Le Juif/Arabe, d’un colonialisme à l’autre

Dans un ouvrage érudit, Ella Shohat interroge les figures politiques et culturelles du Juif d’Orient au fil de l’histoire.

Denis Sieffert  • 21 avril 2021 abonné·es
Le Juif/Arabe, d’un colonialisme à l’autre
Au cours de l’opération « Tapis rouge », en 1949-1950, près de 49 000 Juifs yéménites ont immigré en Israël. Crédit
© Wikipedia

Juive née à Bagdad, élevée en Israël et aujourd’hui professeure à New York, Ella Shohat interroge dans Colonialité et ruptures les différentes représentations politiques et culturelles des Juifs orientaux, les Mizrah’im. Issus le plus souvent du Yémen ou d’Irak, ils sont aujourd’hui accablés du péché d’avoir fait basculer la société israélienne dans la droite la plus extrême. Si cette affirmation contient sa part de vérité, elle mérite surtout d’être complexifiée au travers d’une double histoire coloniale, d’inspiration occidentale. C’est ce que nous propose Ella Shohat dans quatre textes choisis et contextualisés dans une remarquable introduction de Joëlle Marelli et Tal Dor.

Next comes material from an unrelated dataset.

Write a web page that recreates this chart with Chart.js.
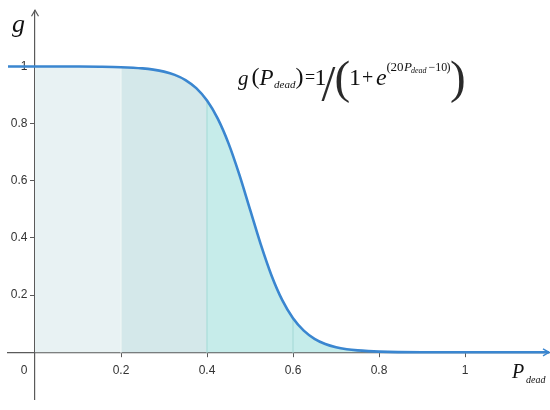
<!DOCTYPE html>
<html>
<head>
<meta charset="utf-8">
<script src="https://cdn.jsdelivr.net/npm/chart.js@4.4.1/dist/chart.umd.min.js"></script>
<style>
  html, body { margin: 0; padding: 0; background: #ffffff; }
  #wrap { width: 550px; height: 410px; position: relative; }
</style>
</head>
<body>
<div id="wrap"><canvas id="c" width="550" height="410"></canvas></div>
<script>
// P_dead values (x) and g values
const pValues = [-0.065, 0, 0.1, 0.15, 0.2, 0.25, 0.275, 0.3, 0.325, 0.35, 0.375, 0.4, 0.425, 0.45, 0.475, 0.5, 0.525, 0.55, 0.575, 0.6, 0.625, 0.65, 0.675, 0.7, 0.725, 0.75, 0.775, 0.8, 0.9, 1.0, 1.2];
const gValues = [1, 1, 0.9997, 0.9991, 0.9975, 0.9933, 0.989, 0.982, 0.9707, 0.9526, 0.9241, 0.8808, 0.8176, 0.7311, 0.6225, 0.5, 0.3775, 0.2689, 0.1824, 0.1192, 0.0759, 0.0474, 0.0293, 0.018, 0.011, 0.0067, 0.0041, 0.0025, 0.0003, 0, 0];
// shaded bands under the curve
const bandBounds = [0, 0.2, 0.4, 0.6, 1.2];
const bandColors = ['#e8f2f3', '#d4e8ea', '#c6ecea', '#c5ecea'];
const dividerColors = ['#eef6f6', '#a9dcd9', '#a9dcd9'];
// tick labels
const xTickValues = [0.2, 0.4, 0.6, 0.8, 1];
const yTickValues = [0.2, 0.4, 0.6, 0.8, 1];
const originLabel = '0';

const curvePoints = pValues.map((p, i) => ({ x: p, y: gValues[i] }));
const gAt = p => gValues[pValues.indexOf(p)];

const datasets = [];
datasets.push({
  data: curvePoints,
  borderColor: '#3a86d0',
  borderWidth: 2.6,
  pointRadius: 0,
  cubicInterpolationMode: 'monotone',
  fill: false,
  order: 0
});
for (let i = 1; i < bandBounds.length - 1; i++) {
  const b = bandBounds[i];
  datasets.push({
    data: [{ x: b, y: 0 }, { x: b, y: gAt(b) }],
    borderColor: dividerColors[i - 1],
    borderWidth: 1.2,
    pointRadius: 0,
    fill: false,
    order: 1
  });
}
for (let i = 0; i < bandBounds.length - 1; i++) {
  const a = bandBounds[i], b = bandBounds[i + 1];
  datasets.push({
    data: curvePoints.filter(pt => pt.x >= a && pt.x <= b),
    borderWidth: 0,
    borderColor: 'rgba(0,0,0,0)',
    backgroundColor: bandColors[i],
    pointRadius: 0,
    cubicInterpolationMode: 'monotone',
    fill: 'origin',
    order: 2
  });
}

const axisColor = '#5a5a5a';
const tickFont = { family: 'Liberation Sans, Arial, sans-serif', size: 12 };
const X_MIN = -0.0628, X_MAX = 1.1953, Y_MIN = -0.1661, Y_MAX = 1.1969;

const decor = {
  id: 'decor',
  afterDraw(chart) {
    const ctx = chart.ctx;
    const xs = chart.scales.x, ys = chart.scales.y;
    const ox = xs.getPixelForValue(0), oy = ys.getPixelForValue(0);
    const ca = chart.chartArea;
    ctx.save();
    // arrow heads
    ctx.strokeStyle = axisColor;
    ctx.lineWidth = 1.2;
    ctx.beginPath();
    ctx.moveTo(ox - 3.5, ca.top + 6); ctx.lineTo(ox, ca.top); ctx.lineTo(ox + 3.5, ca.top + 6);
    ctx.stroke();
    ctx.strokeStyle = '#3a86d0';
    ctx.lineWidth = 1.4;
    ctx.beginPath();
    ctx.moveTo(ca.right - 6, oy - 3.5); ctx.lineTo(ca.right, oy); ctx.lineTo(ca.right - 6, oy + 3.5);
    ctx.stroke();

    ctx.fillStyle = '#111';
    ctx.textBaseline = 'alphabetic';
    ctx.textAlign = 'left';
    const serif = 'Liberation Serif, Times New Roman, serif';
    const put = (t, font, x, y) => { ctx.font = font; ctx.fillText(t, x, y); };

    // axis titles
    put('g', 'italic 26px ' + serif, 12, 32);
    put('P', 'italic 20px ' + serif, 512, 378);
    put('dead', 'italic 10px ' + serif, 526, 383);

    // formula
    const b = 85;
    put('g', 'italic 21px ' + serif, 238, b);
    put('(', '24px ' + serif, 251.5, b - 1);
    put('P', 'italic 23px ' + serif, 259.5, b);
    put('dead', 'italic 11px ' + serif, 274, b + 3);
    put(')', '24px ' + serif, 295.5, b - 1);
    put('=', '18px ' + serif, 305, b - 2);
    put('1', '24px ' + serif, 314.5, b);
    ctx.fillStyle = '#2a2a2a';
    put('/', '50px ' + serif, 321.5, 100);
    put('(', '47px ' + serif, 334.5, 93);
    ctx.fillStyle = '#111';
    put('1', '24px ' + serif, 349, b);
    put('+', '20px ' + serif, 362, b - 1);
    put('e', 'italic 24px ' + serif, 376, b);
    put('(', '13px ' + serif, 386.5, 71);
    put('20', '13px ' + serif, 390.5, 71);
    put('P', 'italic 13px ' + serif, 404, 71);
    put('dead', 'italic 8px ' + serif, 411, 73);
    put('\u221210', '12px ' + serif, 428.5, 71);
    put(')', '12px ' + serif, 446.5, 71);
    ctx.fillStyle = '#2a2a2a';
    put(')', '47px ' + serif, 450, 93);
    ctx.restore();
  }
};

new Chart(document.getElementById('c'), {
  type: 'line',
  data: { datasets },
  plugins: [decor],
  options: {
    responsive: false,
    animation: false,
    devicePixelRatio: 1,
    layout: { padding: { left: 8, right: 1, top: 7, bottom: 5 } },
    plugins: { legend: { display: false }, tooltip: { enabled: false } },
    elements: { line: { borderCapStyle: 'round' } },
    scales: {
      x: {
        type: 'linear',
        min: X_MIN, max: X_MAX,
        position: { y: 0 },
        afterBuildTicks: s => { s.ticks = xTickValues.map(v => ({ value: v })); },
        ticks: { color: '#333', font: tickFont, padding: 7, maxRotation: 0, autoSkip: false,
                 callback: v => String(v) },
        grid: { drawOnChartArea: false, drawTicks: true, tickLength: 4, color: axisColor, lineWidth: 1 },
        border: { display: true, color: axisColor, width: 1.2 }
      },
      x0: {
        type: 'linear', axis: 'x',
        min: X_MIN, max: X_MAX,
        position: { y: 0 },
        afterBuildTicks: s => { s.ticks = [{ value: 0 }]; },
        ticks: { color: '#333', font: tickFont, padding: 11, labelOffset: -11, autoSkip: false,
                 callback: () => originLabel },
        grid: { display: false, drawTicks: false },
        border: { display: false }
      },
      y: {
        type: 'linear',
        min: Y_MIN, max: Y_MAX,
        position: { x: 0 },
        afterBuildTicks: s => { s.ticks = yTickValues.map(v => ({ value: v })); },
        ticks: { display: true, autoSkip: false, callback: () => '' },
        grid: { drawOnChartArea: false, drawTicks: true, tickLength: 4, color: axisColor, lineWidth: 1 },
        border: { display: true, color: axisColor, width: 1.2 }
      },
      yl: {
        type: 'linear', axis: 'y',
        min: Y_MIN, max: Y_MAX,
        position: { x: -0.0174 },
        afterBuildTicks: s => { s.ticks = yTickValues.map(v => ({ value: v })); },
        ticks: { color: '#333', font: tickFont, padding: 0, autoSkip: false,
                 callback: v => String(v) },
        grid: { display: false, drawTicks: false },
        border: { display: false }
      }
    }
  }
});
</script>
</body>
</html>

On explore d’abord une représentation orientaliste qui, au XIXe siècle, mêle jusqu’à l’indifférenciation le Juif oriental et l’Arabe. Ici, l’un n’est pas l’épithète de l’autre, mais l’affirmation paritaire de deux identités, glorifiées ou avilies dans le regard occidental. Quand Ernest Renan confond les Sémites dans la « race incomplète », l’orientalisme de Benjamin Disraeli exalte le romantisme aristocratique d’une identité mêlée. Dans son Tancrède, paru en 1847, cité par Ella Shohat, il fait dire à l’un de ses personnages que les Arabes ne sont guère que « des Juifs à cheval ». Ella Shohat parle d’une « présentation isomorphe du musulman/Arabe en juif/Hébreu, en les rendant quasiment identiques ». Les deux bientôt unis dans la résistance au colonialisme européen.

La lecture va s’inverser avec le sionisme, qui n’aura de cesse de créer une antinomie entre le Juif oriental et l’Arabe pour les amputer d’un riche passé commun. Le sionisme rédempteur somme le Juif d’Orient de sortir de son arriération pour s’intégrer à une société moderne, mais en renonçant à son arabité. C’est ainsi que le Mizrah’i, devenu à la fois raciste et racisé, finit par porter le fardeau des difficultés d’Israël. Par un retournement de l’histoire, le Juif/Arabe est instrumentalisé, jusqu’à incarner ce qu’il y a de plus hostile à l’Arabe. Il subit l’aspiration du Nouveau Juif, européen, « à vivre en Orient sans être d’Orient », selon la formule d’Ella Shohat.

Mais le sionisme n’est pas seul responsable de la rupture. Le colonialisme français au Maghreb produira la même conflictualité en jouant la communauté juive contre les musulmans. Illustration, en 1870, avec le décret Crémieux, qui accorde la citoyenneté aux « Israélites indigènes » d’Algérie aux dépens des musulmans. Ce qu’Ella Shohat nomme « effacement du trait d’union » entre Juifs d’Orient et Arabes résulte de la volonté forcenée d’imposer une lecture universelle de l’histoire juive. Le sionisme a offert aux Juifs arabes de s’assimiler à la société israélienne, mais pour en devenir les parents pauvres, en même temps que les fantassins idéologiques de la guerre aux Palestiniens. Le livre érudit d’Ella Shohat est aussi une analyse lumineuse d’un aspect peu connu du sionisme et des dérives de la société israélienne.

Colonialité et ruptures Ella Shohat, traduit de l’anglais (États-Unis) par Joëlle Marelli, Lux, 310 pages, 24 euros.